Nathaniel Woods or Nate Woods was executed by the Alabama State authorities late on Thursday March 5, barely minutes after the United States Supreme Court refused to stay his execution. This has led to an uproar by civil rights activists who have long decried the shoddy indictment of Woods and have opposed the death penalty awarded to him. Woods, along with his co-defendant Kerry Spencer, was accused of killing three police officers in 2004 and was awarded capital punishment in 2005.
The case attracted nationwide attention because of the nature of the indictment against Woods. Prosecutors never accused him of having committed the murders, but of leading the police to the scene where Spencer fired at the officers, killing three and injuring one.

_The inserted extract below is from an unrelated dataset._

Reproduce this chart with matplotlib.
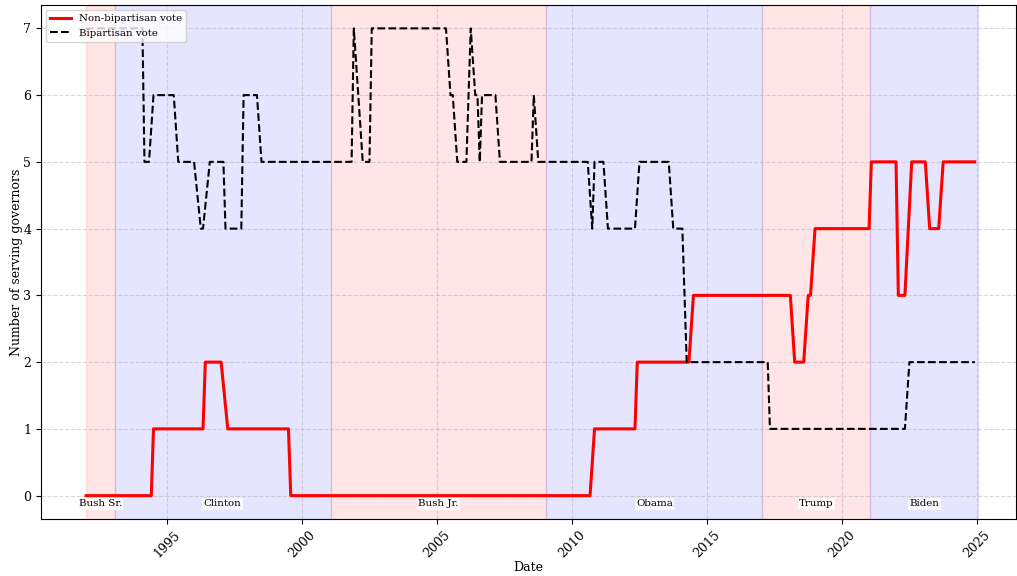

Prosecutors’ representing the State argued that Woods’ actions had caused the deaths of the police officers, whether or not he intended to kill them. Spencer, himself a prime accused, was on record stating that Woods was not involved or aware of what would take place. In fact, Woods had fled the scene when gunfire was being exchanged.
Woods was found guilty based on the majority opinion of a divided jury. Under usual circumstances, a non-unanimous verdict by the jury leads to a mistrial. But the judge in this case decided to go with the majority verdict, sentencing Woods to death in 2005.
For over 16 years since the beginning of the case, civil rights groups have consistently opposed the verdict against Woods and raised questions regarding the possibility of a racial bias since he is Black.
Woods’ lawyers petitioned governor Kay Ivey to commute his sentence, but received no response. Just hours before the planned execution, the US Supreme Court had passed a temporary halt as it heard petitions requesting for a stay. But as the Supreme Court refused to stay the execution, State authorities promptly executed someone many believe to be an innocent man on Thursday night.